Словосочетание Bewältigung der Vergangenheit — преодоление прошлого — стало знаком правдивой интерпретации истории Третьего рейха, индикатором политического и морального осуждения национал-социализма. Анализ прессы 1950-х гг. показывает, что гораздо чаще в газетах и журналах говорилось о «непреодоленном прошлом» (unbewältigte Vergangenheit), чем о «преодолении прошлого». Эта установка сразу же была встречена в штыки политиками и публицистами консервативного лагеря. Журнал «Die Politische Meinung» убеждал читателей, что формула «преодоление прошлого» несовместима с «честным, испытанным путем изучения истории sine ira et studio» [176].

Нельзя, однако, пройти мимо того, что общеупотребительный в ФРГ термин «преодоление прошлого» несет печать намеренной неясности и непоследовательности. Ганс-Ульрих Велер полагает, что термин «преодоление прошлого» «выбран не слишком удачно» и связан с ошибочным суждением, будто «в обозримое время можно покончить с опытом национал-социалистического варварства и подвести после этого окончательную черту под прошлым» [177].

В 1950-е гг. в ФРГ в широкий научный оборот вошла теоретическая конструкция тоталитаризма. Почти одновременно были переведены с английского книги Ханны Арендт «Истоки тоталитаризма», Карла Фридриха и Збигнева Бжезинского «Тоталитарная диктатура и автократия» [178]. Сегодня, когда со словосочетаниями «тоталитарный режим» и «тоталитарная система» мы встречаемся едва ли не на каждой газетной полосе, для нас приобретает особую значимость опыт западногерманских историков, использующих — применительно к тематике Третьего рейха — этот теоретический инструментарий более пяти десятилетий. Явилась ли для них модель тоталитаризма всеобъемлющей научной парадигмой или же идеологизированной схемой, вызванной к жизни холодной войной? Насколько результативной оказалась эта модель?

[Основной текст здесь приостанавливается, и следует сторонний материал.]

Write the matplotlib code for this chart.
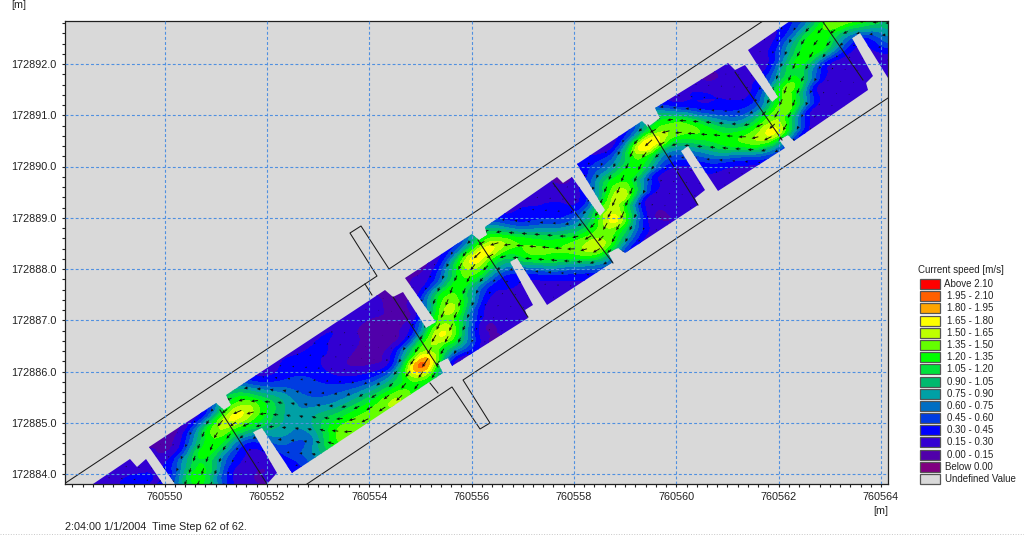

Теоретическая конструкция тоталитаризма сыграла поначалу относительно позитивную роль в исследовании проблематики Третьего рейха. На вооружение были взяты научно обоснованные выводы Ханны Арендт о способах мобилизации масс, превращении массовых движений, временном союзе между толпой и правящей элитой, роли идеологии в системе тоталитарного правления. Это в известной степени относится и к обоснованным Фридрихом и Бжезинским общим признакам тоталитарных диктатур. В ФРГ были начаты серьезные исследования механизма национал-социалистической диктатуры, анализировались проблемы подавления нацистами оппозиции, создания и функционирования аппарата насилия и всеобъемлющего контроля над личностью, идеологической унификации, формирования военно-централизованной экономики.